◆ MATERIAL SUPPLIED:
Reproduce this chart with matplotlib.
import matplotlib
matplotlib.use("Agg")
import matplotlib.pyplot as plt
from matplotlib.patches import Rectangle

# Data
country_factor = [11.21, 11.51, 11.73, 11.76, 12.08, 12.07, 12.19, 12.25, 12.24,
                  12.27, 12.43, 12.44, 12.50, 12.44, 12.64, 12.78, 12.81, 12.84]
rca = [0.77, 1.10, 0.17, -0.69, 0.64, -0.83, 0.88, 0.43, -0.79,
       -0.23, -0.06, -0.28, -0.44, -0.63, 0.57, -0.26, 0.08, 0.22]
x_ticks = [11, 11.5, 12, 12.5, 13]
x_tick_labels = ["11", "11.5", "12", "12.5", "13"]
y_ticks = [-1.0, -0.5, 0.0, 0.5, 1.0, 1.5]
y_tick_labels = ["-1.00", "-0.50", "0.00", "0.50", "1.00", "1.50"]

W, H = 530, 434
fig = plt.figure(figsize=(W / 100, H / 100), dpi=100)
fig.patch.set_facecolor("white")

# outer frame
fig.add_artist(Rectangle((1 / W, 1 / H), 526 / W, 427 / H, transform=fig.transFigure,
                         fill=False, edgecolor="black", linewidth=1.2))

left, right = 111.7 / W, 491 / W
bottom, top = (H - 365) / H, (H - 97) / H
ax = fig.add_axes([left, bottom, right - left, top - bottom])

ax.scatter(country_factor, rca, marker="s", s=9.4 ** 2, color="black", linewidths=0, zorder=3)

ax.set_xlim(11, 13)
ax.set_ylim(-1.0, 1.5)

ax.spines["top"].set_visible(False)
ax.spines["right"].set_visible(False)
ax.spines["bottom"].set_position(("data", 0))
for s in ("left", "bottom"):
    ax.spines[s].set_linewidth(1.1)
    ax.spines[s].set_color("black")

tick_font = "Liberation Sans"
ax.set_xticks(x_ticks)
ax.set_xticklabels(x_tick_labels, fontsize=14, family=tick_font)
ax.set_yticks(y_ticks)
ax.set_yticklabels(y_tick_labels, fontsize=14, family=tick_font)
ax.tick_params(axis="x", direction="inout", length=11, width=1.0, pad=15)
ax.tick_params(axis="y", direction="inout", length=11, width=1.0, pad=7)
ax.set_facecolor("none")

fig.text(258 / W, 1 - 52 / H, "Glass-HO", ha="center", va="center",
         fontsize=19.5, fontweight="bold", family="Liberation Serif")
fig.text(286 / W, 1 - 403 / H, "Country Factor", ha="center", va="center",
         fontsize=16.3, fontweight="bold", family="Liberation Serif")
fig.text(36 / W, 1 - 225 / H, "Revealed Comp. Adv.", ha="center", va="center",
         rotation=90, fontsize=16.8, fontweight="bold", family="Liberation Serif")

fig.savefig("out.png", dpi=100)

* * *

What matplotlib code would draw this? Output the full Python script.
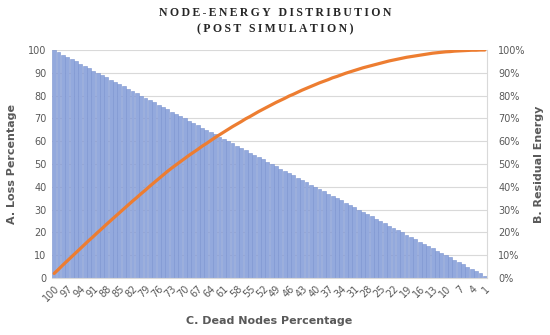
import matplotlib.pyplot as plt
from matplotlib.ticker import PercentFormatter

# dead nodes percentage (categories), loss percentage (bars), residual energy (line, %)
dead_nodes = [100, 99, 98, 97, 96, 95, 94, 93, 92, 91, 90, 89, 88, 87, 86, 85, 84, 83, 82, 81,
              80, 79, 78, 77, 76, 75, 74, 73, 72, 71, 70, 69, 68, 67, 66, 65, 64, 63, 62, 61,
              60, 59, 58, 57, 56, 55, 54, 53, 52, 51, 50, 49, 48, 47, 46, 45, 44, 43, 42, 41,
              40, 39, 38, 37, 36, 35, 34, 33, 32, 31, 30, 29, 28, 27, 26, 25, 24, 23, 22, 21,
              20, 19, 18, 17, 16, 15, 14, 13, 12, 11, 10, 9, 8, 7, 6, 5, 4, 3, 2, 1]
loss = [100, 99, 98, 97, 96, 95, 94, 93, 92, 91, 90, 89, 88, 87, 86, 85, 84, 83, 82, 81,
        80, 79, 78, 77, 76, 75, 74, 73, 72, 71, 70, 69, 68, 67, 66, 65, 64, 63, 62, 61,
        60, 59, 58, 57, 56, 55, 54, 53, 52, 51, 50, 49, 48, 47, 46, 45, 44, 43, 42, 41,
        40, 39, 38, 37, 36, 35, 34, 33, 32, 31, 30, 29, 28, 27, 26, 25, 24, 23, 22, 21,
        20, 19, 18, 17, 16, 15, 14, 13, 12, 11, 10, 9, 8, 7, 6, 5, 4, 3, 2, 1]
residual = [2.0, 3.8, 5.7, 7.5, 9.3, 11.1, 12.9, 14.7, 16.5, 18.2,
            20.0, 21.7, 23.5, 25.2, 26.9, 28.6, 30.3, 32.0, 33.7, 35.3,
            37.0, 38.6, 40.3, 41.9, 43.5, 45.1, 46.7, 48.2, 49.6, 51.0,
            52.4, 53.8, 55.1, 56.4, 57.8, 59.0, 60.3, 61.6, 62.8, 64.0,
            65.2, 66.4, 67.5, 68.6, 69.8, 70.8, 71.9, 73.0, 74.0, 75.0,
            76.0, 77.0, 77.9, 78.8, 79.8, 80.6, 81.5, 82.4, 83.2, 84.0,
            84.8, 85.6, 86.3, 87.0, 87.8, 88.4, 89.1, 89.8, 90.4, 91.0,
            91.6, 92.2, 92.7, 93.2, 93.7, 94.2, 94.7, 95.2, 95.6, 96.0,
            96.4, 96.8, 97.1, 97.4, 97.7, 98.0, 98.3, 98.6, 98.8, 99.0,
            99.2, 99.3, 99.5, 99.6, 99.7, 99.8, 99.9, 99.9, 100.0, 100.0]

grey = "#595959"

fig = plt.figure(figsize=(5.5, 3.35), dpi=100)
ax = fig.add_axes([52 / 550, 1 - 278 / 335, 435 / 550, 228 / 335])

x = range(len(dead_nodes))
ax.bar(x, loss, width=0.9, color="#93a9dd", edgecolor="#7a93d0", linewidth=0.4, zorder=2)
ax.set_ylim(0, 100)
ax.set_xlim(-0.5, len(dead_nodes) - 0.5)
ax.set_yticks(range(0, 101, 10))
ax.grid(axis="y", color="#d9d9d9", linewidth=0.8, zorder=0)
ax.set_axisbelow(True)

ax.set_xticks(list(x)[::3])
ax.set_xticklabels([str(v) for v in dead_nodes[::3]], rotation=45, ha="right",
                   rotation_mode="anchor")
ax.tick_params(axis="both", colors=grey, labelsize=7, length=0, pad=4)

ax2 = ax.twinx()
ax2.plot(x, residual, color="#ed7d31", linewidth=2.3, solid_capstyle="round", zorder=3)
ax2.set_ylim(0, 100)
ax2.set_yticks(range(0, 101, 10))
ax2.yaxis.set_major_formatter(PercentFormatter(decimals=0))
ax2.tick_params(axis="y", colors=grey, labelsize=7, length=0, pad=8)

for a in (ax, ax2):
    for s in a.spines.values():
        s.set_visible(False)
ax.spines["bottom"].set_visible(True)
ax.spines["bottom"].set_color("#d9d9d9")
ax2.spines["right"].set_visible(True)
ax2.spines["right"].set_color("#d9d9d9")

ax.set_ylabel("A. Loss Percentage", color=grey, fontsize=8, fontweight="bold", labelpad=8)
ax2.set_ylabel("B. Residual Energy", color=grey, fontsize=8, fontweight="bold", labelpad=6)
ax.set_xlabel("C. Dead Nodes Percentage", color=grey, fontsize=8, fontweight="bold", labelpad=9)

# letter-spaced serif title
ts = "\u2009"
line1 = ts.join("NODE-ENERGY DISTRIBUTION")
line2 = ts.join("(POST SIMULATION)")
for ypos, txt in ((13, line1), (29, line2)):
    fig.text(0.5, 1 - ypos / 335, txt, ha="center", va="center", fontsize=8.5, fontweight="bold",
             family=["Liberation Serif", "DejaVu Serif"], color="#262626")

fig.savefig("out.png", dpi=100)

◆ TO BE DONE:
Extract the span of lines that starts with the line containing "Reproduce this chart with matplotlib." and ends with the line containing "from matplotlib.patches import Rectangle". Keep it exact and add nothing.

◆ EXERCISE SOLUTION:
Reproduce this chart with matplotlib.
import matplotlib
matplotlib.use("Agg")
import matplotlib.pyplot as plt
from matplotlib.patches import Rectangle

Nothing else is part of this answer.